63 Artists from 14 Countries Represented

Half of the buyers new to Sotheby’s

Participants from 29 countries

Sotheby’s inaugural sale of Modern & Contemporary African Art realised £2,794,750 / $3,611,376) in London, a new benchmark for an auction in this category.*

A new record was set for the British Nigerian artist Yinka Shonibare, when Crash Willy, from 2009, sold for £224,750 ($290,422). In 2010, this work was the centrepiece of the Summer Exhibition at the Royal Academy in London and the recipient of The Royal Academy of Arts Charles Wollaston Award for ‘Most Distinguished Work’.

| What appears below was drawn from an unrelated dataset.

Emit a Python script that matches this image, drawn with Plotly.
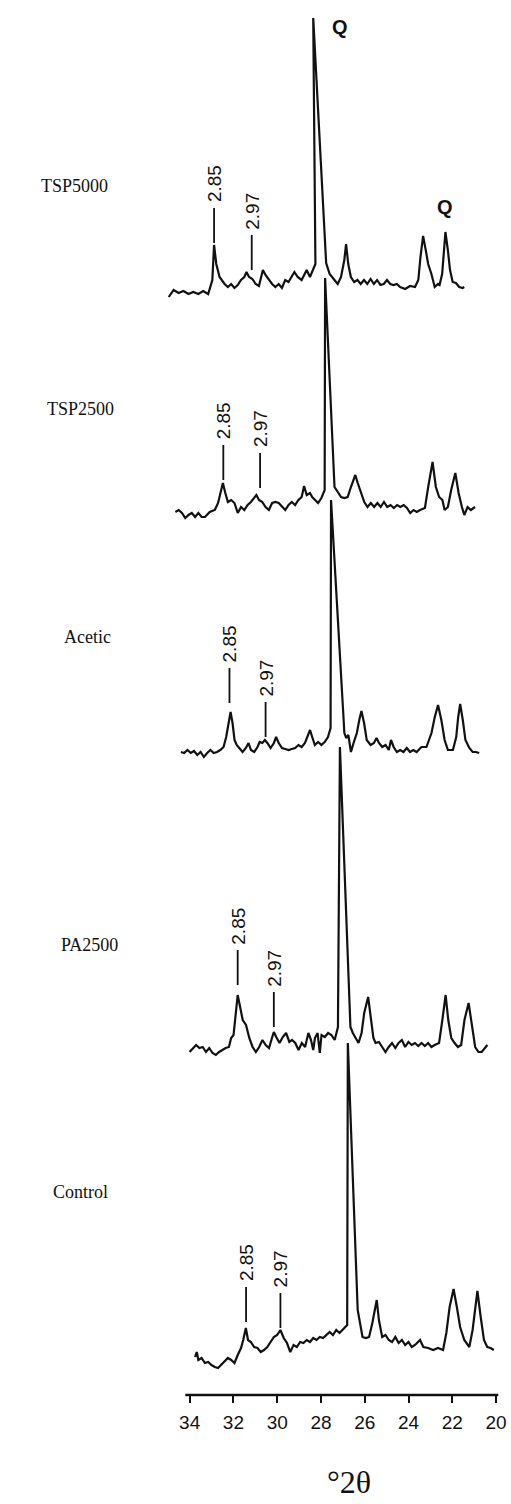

The most valuable two works in the sale were by the Ghanaian artist El Anatsui, whose tapestry of shimmering bottlecaps, Earth Developing More Roots from 2011, sold for £728,750 ($941,691), and the South African artist Irma Stern, whose still life of Sunflowers from 1942 made £416,750 ($538,524).

An exciting result was achieved for the South African artist Nicholas Hlobo, making his auction debut with a mixed media work which sold for £60,000, soaring over its pre-sale estimate of £8,000-12,000. The price achieved cements Hlobo’s place on the secondary market, now in tandem with his strong institutional presence following the exhibition of his work at the Centre Pompidou, the Smithsonian National Museum of African Art, Tate Modern, and the Boston ICA, among others.

Image: Nicholas Hlobo, Untitled, 2006, mixed media, rubber inner tube, ribbon, on paper, 86 x 115.5cm. Estimate: £8 000 – 12 000. Sold for £60 000.